--- start of RECORDED INFORMATION ---

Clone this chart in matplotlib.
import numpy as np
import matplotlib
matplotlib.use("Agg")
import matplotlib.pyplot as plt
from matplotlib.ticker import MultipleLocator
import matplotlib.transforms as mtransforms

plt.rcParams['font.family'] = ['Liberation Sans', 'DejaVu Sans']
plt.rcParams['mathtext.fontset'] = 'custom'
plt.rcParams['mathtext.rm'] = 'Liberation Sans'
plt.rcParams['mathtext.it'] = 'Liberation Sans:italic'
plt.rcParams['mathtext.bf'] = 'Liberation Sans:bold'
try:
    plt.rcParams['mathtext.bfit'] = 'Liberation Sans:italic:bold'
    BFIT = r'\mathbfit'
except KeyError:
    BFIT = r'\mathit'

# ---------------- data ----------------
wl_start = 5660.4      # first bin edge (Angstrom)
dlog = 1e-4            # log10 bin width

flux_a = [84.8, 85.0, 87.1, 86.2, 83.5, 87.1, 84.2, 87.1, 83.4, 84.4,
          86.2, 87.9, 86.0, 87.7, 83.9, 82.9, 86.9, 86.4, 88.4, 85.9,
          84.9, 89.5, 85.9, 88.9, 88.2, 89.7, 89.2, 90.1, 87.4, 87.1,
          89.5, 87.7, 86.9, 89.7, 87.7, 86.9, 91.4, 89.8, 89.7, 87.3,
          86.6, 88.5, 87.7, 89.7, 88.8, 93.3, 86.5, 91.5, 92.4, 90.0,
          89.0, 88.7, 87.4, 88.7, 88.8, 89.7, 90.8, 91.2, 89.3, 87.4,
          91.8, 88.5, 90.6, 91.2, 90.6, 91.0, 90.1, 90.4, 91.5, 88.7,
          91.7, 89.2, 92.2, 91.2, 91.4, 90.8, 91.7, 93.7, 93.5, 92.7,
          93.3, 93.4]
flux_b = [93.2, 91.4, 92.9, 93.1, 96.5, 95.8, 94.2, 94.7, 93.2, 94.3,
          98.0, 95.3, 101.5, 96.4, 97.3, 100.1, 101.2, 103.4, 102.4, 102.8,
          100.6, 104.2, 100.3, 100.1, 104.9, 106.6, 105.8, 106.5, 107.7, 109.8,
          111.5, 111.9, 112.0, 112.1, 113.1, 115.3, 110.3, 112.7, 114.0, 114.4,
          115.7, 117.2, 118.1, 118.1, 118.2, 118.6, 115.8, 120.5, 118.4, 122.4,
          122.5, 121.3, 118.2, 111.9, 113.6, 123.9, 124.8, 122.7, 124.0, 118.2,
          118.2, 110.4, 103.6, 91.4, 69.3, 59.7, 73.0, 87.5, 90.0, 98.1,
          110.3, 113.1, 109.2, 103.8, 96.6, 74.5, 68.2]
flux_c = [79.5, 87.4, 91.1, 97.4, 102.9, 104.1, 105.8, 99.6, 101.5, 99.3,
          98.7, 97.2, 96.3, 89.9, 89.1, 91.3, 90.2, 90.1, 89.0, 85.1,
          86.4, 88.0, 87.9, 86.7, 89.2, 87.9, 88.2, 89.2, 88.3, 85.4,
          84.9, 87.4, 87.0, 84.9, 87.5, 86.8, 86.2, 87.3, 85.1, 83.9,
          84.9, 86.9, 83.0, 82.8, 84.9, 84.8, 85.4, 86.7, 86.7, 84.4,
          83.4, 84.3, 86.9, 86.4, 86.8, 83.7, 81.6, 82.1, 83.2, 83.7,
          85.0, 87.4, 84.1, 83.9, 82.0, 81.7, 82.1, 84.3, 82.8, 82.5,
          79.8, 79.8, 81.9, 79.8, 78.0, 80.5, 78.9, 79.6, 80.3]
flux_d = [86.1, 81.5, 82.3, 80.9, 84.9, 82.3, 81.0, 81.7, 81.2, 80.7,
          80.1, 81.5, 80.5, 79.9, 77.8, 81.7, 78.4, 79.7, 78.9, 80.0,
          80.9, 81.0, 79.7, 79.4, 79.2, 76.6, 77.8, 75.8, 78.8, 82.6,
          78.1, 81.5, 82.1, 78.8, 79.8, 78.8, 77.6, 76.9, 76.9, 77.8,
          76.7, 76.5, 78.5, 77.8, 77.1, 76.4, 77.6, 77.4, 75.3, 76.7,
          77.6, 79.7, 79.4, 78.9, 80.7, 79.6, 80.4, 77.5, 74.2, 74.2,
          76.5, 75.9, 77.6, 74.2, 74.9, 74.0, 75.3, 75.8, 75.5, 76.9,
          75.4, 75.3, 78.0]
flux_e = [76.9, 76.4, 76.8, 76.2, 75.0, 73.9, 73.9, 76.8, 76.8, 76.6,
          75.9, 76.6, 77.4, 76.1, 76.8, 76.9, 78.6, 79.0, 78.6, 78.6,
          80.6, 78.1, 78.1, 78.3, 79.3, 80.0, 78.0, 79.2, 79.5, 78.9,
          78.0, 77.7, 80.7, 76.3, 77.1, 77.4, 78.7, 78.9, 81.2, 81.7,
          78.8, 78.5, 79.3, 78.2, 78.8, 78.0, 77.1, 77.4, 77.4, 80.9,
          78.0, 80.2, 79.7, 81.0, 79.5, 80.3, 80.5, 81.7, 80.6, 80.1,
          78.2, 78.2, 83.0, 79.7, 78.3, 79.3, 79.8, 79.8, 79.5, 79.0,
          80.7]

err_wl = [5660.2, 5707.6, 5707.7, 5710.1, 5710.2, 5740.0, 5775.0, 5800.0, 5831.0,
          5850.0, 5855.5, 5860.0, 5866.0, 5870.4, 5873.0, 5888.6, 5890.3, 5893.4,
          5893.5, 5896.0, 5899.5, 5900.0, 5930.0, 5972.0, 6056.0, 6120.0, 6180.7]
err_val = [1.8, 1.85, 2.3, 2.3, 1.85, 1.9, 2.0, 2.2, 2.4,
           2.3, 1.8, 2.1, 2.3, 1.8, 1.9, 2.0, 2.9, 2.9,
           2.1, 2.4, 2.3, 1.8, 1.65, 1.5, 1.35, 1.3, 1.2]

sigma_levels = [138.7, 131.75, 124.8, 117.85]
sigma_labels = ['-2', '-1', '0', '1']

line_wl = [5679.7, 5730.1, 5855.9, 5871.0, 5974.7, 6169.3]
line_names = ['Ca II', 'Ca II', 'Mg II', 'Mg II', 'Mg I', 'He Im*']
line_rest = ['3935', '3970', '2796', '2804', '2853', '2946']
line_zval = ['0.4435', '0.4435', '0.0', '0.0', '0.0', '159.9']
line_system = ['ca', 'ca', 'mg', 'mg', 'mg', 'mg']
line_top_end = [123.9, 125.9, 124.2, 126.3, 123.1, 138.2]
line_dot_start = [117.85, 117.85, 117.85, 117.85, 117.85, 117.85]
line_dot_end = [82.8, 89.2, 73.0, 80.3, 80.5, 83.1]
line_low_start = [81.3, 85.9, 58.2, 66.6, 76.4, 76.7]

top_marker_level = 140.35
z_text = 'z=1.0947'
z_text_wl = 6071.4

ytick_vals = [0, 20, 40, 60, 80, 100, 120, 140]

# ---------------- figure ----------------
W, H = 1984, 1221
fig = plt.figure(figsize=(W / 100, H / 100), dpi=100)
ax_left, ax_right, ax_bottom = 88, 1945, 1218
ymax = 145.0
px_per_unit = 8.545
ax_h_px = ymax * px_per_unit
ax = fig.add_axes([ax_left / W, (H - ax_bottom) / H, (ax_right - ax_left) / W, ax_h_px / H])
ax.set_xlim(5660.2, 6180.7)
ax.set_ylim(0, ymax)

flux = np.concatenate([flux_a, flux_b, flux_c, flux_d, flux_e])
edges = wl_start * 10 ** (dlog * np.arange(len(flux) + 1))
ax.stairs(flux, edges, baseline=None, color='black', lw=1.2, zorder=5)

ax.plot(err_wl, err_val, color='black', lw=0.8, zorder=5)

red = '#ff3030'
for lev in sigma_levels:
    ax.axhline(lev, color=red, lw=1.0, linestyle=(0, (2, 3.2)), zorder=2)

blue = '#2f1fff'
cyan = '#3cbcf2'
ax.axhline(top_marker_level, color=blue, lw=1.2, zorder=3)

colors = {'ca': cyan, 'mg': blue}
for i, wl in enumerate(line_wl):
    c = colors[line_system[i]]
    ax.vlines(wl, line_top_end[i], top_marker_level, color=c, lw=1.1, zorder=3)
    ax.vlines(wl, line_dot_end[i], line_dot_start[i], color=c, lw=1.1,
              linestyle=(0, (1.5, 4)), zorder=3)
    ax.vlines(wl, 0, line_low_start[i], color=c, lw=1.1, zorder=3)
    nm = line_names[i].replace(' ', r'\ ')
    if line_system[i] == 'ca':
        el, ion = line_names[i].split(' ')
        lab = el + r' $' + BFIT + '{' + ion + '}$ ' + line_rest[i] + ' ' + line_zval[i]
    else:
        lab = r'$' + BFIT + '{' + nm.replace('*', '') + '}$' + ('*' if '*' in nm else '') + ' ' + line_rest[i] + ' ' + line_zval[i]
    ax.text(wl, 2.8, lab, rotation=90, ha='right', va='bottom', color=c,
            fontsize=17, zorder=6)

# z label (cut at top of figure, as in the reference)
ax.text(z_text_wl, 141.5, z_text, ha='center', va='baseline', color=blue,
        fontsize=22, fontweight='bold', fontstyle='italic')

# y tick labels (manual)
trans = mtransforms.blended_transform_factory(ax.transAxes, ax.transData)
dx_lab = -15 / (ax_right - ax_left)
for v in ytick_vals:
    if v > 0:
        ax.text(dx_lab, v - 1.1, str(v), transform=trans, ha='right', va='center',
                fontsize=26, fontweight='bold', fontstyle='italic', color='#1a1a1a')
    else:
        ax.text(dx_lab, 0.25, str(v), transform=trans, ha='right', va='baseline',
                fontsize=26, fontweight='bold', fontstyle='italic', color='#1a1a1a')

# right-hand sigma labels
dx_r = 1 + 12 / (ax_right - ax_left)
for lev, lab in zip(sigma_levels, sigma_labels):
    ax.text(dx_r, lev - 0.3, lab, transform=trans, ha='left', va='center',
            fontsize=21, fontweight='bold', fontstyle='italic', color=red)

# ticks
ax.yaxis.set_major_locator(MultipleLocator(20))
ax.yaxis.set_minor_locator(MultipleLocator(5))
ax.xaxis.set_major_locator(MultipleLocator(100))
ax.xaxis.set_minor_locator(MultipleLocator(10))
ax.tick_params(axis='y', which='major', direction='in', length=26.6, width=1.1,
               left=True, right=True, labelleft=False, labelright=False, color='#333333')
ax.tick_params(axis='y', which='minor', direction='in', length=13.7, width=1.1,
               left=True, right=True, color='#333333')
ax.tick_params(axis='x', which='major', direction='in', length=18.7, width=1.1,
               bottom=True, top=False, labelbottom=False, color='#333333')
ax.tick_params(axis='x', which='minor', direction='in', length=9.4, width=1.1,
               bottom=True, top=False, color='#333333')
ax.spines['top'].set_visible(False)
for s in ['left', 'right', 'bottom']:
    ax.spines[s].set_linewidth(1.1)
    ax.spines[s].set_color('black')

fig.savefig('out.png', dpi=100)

--- end of RECORDED INFORMATION ---

> PROBLEM STATEMENT: Print, please, the lines above from the very first through the one that holds "dlog = 1e-4", both included, word for word and with nothing else.

> TASK OUTPUT:
Clone this chart in matplotlib.
import numpy as np
import matplotlib
matplotlib.use("Agg")
import matplotlib.pyplot as plt
from matplotlib.ticker import MultipleLocator
import matplotlib.transforms as mtransforms

plt.rcParams['font.family'] = ['Liberation Sans', 'DejaVu Sans']
plt.rcParams['mathtext.fontset'] = 'custom'
plt.rcParams['mathtext.rm'] = 'Liberation Sans'
plt.rcParams['mathtext.it'] = 'Liberation Sans:italic'
plt.rcParams['mathtext.bf'] = 'Liberation Sans:bold'
try:
    plt.rcParams['mathtext.bfit'] = 'Liberation Sans:italic:bold'
    BFIT = r'\mathbfit'
except KeyError:
    BFIT = r'\mathit'

# ---------------- data ----------------
wl_start = 5660.4      # first bin edge (Angstrom)
dlog = 1e-4            # log10 bin width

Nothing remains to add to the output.